The elfin little woodblock ends up inciting the suspicions of the local Catholic and Fascist authorities (but I repeat myself). And some bad actors, most notably a carnival promoter played deliciously villainously by Christoph Waltz, want to get in on the freak show action by exploiting Pinocchio.
I honestly don’t remember the plot of the Disney Pinocchio that I saw as a child, beyond the fact that he wants to be a real boy and that lying is bad. I feel like there might have been something about a carnival in there somewhere. But my own childlike takeaway from the film was that it was pointless to wish to be something you’re not; to go off in pursuit of an impossible goal to prove to yourself that you’re worthwhile is foolish. Considering that Pinocchio actually does become a real boy at the end of the Disney film, it’s hard to see how this is the message I took away from it. Maybe I really was already a fatalist at seven.
Or maybe it just seemed like the quest to be a “real boy” was in itself inauthentic and self-defeating. Surely many trans viewers have complex feelings about Pinocchio.
Del Toro’s version of the story hews surprisingly close to the Disney version, at least in the broad plot points. Pinocchio is an agent of chaos for old Gepetto, who is first unnerved, then annoyed by the vivacious glockenspiel. But he grows to love him as he sees the boy under threat from local authorities and realizes how sincere, if misguided, Pinocchio can be. The lad comes to realize how much he is living in the shadow of Gepetto’s grief about Carlo, and determines to not be a burden for his maker by doing a residency in Vegas (not really, but close enough).

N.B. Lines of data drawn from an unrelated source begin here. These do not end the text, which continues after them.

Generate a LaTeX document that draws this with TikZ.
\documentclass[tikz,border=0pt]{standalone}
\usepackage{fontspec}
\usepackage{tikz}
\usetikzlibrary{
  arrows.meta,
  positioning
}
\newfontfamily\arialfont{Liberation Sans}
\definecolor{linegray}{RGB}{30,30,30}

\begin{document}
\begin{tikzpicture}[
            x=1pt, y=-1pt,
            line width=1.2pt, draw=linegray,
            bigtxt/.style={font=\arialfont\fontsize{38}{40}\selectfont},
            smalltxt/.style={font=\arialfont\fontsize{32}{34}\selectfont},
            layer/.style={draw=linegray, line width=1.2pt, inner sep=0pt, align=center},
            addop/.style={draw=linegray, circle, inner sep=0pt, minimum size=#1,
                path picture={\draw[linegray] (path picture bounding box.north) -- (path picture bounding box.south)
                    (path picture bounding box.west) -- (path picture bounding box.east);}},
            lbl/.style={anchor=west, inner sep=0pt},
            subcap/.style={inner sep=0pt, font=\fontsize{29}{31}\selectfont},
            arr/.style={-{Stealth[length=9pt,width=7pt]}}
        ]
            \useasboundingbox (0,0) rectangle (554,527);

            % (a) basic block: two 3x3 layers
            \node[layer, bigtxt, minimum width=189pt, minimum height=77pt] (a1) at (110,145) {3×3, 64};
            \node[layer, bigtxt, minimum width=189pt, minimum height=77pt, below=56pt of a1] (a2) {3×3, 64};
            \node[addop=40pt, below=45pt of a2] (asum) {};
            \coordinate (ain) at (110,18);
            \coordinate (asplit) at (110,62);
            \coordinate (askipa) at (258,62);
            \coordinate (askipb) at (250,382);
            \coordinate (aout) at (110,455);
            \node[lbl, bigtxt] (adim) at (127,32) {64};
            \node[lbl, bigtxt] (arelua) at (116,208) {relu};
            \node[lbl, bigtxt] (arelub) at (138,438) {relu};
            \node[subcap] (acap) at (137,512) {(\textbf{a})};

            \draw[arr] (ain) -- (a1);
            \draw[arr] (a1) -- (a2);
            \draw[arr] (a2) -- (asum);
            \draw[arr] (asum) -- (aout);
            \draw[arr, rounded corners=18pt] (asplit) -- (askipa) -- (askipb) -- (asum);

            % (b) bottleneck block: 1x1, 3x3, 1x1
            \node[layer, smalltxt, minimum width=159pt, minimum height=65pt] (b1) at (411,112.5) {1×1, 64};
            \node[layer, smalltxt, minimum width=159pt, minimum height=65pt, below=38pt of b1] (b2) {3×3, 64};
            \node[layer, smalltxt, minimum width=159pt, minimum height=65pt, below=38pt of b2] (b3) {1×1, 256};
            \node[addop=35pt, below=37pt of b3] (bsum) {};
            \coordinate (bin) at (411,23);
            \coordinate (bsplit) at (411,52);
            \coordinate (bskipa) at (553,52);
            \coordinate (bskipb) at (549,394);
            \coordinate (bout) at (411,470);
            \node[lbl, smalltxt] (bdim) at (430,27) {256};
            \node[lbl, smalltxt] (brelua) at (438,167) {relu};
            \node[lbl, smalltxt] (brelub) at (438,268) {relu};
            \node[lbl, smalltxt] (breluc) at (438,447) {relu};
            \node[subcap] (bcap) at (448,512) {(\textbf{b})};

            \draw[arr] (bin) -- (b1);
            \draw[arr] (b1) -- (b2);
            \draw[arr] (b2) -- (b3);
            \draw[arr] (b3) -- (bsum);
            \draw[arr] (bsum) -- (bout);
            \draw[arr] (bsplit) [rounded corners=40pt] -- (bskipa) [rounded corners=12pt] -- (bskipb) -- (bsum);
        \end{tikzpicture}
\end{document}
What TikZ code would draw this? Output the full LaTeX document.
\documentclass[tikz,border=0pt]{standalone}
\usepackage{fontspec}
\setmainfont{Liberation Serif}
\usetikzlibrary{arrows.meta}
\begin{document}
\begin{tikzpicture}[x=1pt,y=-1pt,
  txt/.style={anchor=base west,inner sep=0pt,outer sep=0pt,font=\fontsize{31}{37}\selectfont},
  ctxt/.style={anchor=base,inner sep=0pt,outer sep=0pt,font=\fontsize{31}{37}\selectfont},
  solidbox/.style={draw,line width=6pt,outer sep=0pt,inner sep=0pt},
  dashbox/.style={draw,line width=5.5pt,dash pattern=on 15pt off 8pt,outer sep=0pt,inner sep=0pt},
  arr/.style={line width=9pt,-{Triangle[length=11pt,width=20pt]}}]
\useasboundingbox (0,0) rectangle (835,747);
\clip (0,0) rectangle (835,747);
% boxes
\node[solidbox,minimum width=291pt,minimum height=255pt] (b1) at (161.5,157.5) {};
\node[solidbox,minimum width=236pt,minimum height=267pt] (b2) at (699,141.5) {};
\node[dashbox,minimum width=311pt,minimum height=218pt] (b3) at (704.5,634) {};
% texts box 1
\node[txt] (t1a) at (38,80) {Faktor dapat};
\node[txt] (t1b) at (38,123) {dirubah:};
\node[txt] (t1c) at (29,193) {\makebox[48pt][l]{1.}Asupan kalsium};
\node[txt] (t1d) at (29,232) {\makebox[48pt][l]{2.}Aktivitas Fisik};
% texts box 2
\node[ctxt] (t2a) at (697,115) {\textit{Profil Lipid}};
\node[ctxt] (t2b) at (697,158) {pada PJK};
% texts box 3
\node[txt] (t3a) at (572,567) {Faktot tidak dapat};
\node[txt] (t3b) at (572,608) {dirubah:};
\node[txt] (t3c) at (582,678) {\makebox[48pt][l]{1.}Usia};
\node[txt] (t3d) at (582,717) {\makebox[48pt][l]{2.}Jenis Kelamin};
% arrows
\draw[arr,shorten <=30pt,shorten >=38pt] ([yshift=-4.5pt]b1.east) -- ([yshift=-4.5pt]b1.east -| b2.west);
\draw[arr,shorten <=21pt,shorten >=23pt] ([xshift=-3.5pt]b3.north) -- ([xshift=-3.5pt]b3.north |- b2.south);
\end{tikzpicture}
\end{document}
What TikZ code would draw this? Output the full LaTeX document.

Papa G has to come to terms with the fact that his beloved Carlo is gone, but a real boy in every meaningful sense of the term is alive and cares for him. He has to learn that you don’t choose your family, even when you carve them out of a pine tree. As the old song says, if you can’t love the one you want, honey, love the one you’re with.
Visual wizardry and gothic folk tales are the name of Del Toro’s game, and he more than delivers here. Much of the film feels like a Henry Selick version of Nightmare Alley, which is definitely a compliment. Though the plot drags a little in the middle, there are some delightful scenes in which Gepetto and later Pinocchio get gobbled up by a great sea creature that has a lighthouse inside itself, and the moments when Pinocchio visits the Other World (staffed by a coterie of jaded, card-playing black rabbits) are surreal and hilarious, in a way that evokes the classic Inside Out bit — forget it, Jake, it’s Cloudtown.
Somehow, against the odds, Guillermo Del Toro has managed to resurrect an over-familiar story and inject with his trademark concoction, equal parts dread and whimsy. Pinocchio would probably be too dark and scary for most kids under 11 or 12, but it will undoubtedly be a first adventure into the fantastic realms for young folks whose parents let this be their first encounter with a more challenging mythic and filmic landscape. What Nightmare Before Christmas meant for me as an impressionable little kid with a captivated imagination, Pinocchio might mean for a new generation.